Source data =>
......
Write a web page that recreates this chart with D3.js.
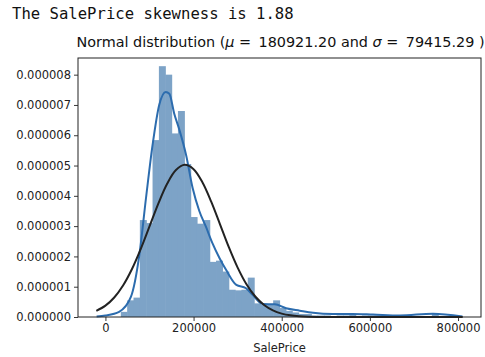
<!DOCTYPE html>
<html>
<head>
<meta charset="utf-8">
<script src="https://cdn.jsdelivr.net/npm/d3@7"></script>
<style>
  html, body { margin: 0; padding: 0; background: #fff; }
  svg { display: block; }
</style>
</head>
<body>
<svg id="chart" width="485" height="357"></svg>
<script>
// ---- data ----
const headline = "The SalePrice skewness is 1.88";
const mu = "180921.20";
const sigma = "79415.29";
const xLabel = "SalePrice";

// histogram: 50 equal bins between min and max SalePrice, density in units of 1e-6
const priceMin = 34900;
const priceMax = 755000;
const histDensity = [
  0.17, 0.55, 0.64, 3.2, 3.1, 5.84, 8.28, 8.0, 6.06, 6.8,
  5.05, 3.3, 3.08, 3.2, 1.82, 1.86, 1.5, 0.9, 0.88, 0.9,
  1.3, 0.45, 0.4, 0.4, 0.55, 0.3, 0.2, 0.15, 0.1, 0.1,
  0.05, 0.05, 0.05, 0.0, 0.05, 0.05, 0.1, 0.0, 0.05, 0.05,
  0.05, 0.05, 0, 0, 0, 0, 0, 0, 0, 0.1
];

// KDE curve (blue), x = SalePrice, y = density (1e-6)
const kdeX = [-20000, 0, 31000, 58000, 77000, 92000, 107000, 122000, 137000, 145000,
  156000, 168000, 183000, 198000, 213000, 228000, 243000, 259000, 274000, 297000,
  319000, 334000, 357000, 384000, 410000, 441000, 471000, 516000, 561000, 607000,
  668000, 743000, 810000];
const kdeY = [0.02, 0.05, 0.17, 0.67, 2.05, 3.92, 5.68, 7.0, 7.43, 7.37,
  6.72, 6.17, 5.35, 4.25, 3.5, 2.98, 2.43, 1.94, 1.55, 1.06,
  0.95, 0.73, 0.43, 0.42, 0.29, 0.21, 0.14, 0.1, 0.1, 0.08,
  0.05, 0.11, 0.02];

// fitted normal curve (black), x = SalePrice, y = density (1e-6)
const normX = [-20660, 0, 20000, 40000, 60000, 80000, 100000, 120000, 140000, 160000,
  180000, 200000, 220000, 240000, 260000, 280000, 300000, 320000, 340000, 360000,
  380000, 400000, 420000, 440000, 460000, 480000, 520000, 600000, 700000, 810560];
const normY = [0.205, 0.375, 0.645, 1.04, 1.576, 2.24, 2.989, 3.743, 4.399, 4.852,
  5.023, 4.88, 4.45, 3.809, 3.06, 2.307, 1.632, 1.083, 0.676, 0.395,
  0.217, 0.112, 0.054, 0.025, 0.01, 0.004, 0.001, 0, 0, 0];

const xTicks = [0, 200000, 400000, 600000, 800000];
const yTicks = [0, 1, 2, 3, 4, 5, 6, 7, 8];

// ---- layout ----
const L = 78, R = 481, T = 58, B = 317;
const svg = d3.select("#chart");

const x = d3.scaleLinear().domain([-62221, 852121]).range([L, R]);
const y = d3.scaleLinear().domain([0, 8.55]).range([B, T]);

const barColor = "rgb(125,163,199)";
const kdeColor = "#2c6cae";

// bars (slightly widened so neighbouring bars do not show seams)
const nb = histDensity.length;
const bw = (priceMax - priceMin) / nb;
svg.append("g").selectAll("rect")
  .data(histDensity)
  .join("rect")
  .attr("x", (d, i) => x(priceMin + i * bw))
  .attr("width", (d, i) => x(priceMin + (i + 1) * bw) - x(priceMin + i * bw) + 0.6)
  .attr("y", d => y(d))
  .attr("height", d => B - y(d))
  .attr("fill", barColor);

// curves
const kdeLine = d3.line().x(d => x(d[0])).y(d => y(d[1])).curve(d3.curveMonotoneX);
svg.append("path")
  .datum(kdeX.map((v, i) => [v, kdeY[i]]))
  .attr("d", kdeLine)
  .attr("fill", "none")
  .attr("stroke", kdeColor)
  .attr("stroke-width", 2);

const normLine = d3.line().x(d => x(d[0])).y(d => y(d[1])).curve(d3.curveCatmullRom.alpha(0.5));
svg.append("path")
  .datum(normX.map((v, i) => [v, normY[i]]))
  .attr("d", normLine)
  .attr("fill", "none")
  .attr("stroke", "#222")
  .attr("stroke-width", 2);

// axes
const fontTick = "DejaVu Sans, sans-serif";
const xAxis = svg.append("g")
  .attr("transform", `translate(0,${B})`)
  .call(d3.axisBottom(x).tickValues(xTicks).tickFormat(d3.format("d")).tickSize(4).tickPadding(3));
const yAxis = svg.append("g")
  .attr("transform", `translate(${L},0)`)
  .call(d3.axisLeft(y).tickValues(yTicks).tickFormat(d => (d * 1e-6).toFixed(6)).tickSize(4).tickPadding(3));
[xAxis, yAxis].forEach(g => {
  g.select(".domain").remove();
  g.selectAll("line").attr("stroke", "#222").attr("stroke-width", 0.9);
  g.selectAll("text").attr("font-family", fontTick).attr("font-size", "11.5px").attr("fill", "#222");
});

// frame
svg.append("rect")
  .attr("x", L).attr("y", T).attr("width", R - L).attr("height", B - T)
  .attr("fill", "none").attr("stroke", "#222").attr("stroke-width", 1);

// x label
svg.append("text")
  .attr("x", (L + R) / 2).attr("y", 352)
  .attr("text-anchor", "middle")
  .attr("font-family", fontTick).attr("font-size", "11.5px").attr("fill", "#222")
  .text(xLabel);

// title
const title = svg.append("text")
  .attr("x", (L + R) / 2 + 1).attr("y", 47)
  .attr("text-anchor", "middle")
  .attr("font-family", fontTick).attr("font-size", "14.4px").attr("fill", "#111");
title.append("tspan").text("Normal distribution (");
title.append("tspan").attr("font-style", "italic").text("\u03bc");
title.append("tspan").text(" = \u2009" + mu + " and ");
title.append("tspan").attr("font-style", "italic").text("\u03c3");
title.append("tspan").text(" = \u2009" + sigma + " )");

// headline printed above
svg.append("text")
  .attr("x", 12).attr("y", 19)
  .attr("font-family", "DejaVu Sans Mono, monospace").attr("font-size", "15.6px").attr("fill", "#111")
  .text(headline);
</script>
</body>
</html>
......
Identify every line where the string "chart" appears.

Write a web page that recreates this chart with D3.js.
<svg id="chart" width="485" height="357"></svg>
const svg = d3.select("#chart");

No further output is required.